- _Goal_:
Answer with a single number: how many lines in the listing below include "Give"?

- _Material_:
▬▬▬

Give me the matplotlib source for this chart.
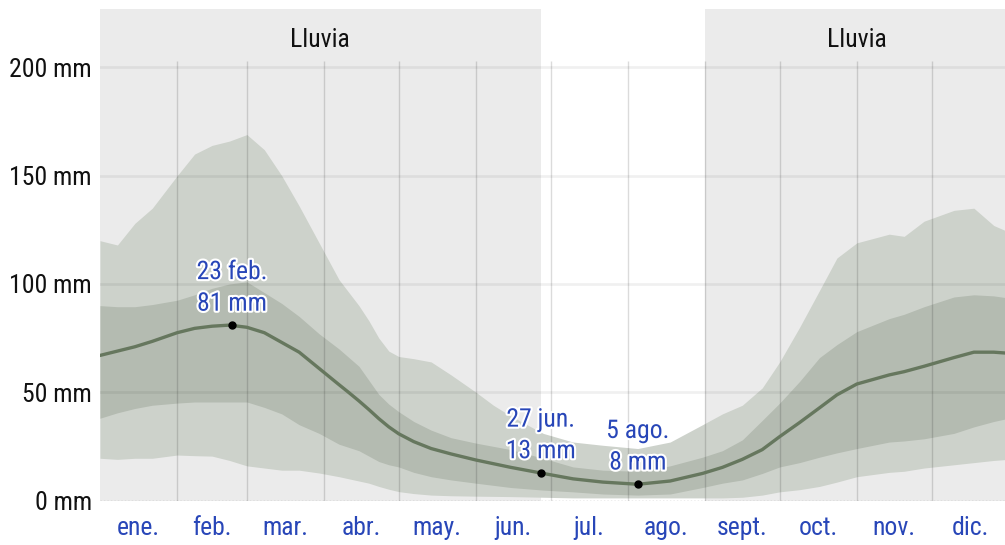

▬▬▬

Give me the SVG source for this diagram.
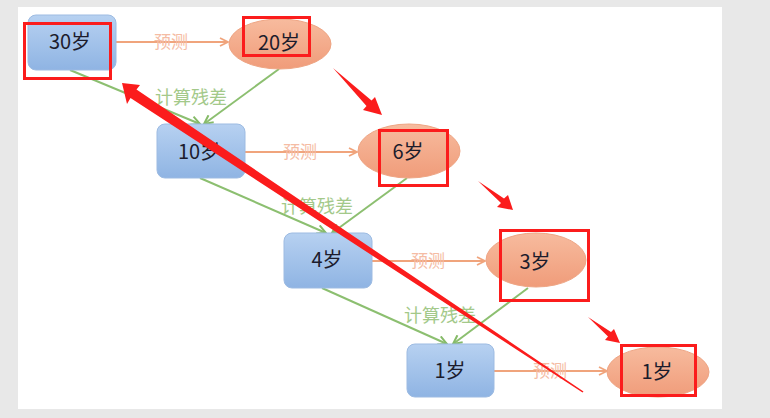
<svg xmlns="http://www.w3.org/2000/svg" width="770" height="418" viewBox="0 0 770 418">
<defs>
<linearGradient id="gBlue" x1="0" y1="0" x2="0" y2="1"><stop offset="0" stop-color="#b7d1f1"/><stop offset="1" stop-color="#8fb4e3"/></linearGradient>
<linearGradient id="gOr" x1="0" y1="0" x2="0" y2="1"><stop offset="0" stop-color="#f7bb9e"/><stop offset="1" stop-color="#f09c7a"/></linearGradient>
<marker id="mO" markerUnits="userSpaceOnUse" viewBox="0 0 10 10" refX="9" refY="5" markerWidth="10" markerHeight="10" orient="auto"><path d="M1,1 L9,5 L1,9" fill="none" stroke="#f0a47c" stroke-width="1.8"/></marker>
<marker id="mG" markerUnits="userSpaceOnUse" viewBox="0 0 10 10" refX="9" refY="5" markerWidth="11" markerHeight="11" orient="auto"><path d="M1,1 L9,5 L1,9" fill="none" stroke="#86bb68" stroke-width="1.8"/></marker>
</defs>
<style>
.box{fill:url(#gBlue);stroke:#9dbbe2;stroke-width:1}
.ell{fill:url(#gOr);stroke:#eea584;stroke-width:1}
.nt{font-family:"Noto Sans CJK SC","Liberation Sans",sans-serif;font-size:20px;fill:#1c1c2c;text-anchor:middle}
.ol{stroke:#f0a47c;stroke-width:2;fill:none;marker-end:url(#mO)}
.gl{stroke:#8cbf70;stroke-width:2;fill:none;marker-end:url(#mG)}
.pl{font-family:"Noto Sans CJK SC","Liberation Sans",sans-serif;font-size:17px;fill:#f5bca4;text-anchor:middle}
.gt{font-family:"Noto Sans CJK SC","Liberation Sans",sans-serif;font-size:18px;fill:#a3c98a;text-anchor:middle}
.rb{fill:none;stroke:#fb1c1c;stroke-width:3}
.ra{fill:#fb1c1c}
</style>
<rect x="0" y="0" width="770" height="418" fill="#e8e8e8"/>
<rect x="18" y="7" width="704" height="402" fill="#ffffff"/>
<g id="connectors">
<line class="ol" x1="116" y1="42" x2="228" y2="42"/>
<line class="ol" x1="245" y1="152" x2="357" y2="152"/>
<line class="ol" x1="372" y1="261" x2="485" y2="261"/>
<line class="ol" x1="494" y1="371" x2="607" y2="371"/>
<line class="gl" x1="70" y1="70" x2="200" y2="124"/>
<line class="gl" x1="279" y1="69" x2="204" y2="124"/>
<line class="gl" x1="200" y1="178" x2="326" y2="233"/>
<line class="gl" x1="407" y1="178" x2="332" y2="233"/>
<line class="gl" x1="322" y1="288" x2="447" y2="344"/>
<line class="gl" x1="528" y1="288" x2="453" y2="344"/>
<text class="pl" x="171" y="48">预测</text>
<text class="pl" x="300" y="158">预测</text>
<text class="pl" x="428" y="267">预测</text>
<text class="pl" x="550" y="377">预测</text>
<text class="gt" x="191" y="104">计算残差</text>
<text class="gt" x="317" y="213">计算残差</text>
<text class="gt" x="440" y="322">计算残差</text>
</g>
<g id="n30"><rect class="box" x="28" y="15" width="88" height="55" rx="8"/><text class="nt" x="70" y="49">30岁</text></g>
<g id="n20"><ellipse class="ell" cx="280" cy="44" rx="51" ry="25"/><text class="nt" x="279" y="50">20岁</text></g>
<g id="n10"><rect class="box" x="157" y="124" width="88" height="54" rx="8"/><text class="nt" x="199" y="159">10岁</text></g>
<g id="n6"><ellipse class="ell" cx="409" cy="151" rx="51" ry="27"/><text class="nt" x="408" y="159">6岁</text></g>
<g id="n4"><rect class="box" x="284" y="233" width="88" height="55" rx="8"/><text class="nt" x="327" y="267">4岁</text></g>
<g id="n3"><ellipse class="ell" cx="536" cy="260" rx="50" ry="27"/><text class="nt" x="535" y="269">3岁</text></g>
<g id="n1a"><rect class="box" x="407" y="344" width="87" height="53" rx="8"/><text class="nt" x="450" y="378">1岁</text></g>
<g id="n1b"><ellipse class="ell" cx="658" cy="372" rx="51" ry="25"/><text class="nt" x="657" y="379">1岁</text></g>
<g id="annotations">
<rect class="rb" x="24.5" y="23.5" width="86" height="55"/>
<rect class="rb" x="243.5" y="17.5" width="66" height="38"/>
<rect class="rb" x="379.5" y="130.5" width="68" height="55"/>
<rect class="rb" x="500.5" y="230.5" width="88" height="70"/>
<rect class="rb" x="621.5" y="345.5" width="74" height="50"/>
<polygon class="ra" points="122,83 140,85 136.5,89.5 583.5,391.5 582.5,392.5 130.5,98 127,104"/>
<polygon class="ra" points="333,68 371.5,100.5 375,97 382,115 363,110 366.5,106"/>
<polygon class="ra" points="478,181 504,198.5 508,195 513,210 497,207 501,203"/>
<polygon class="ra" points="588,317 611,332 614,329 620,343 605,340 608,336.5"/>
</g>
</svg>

▬▬▬

- _Completed exercise_:
2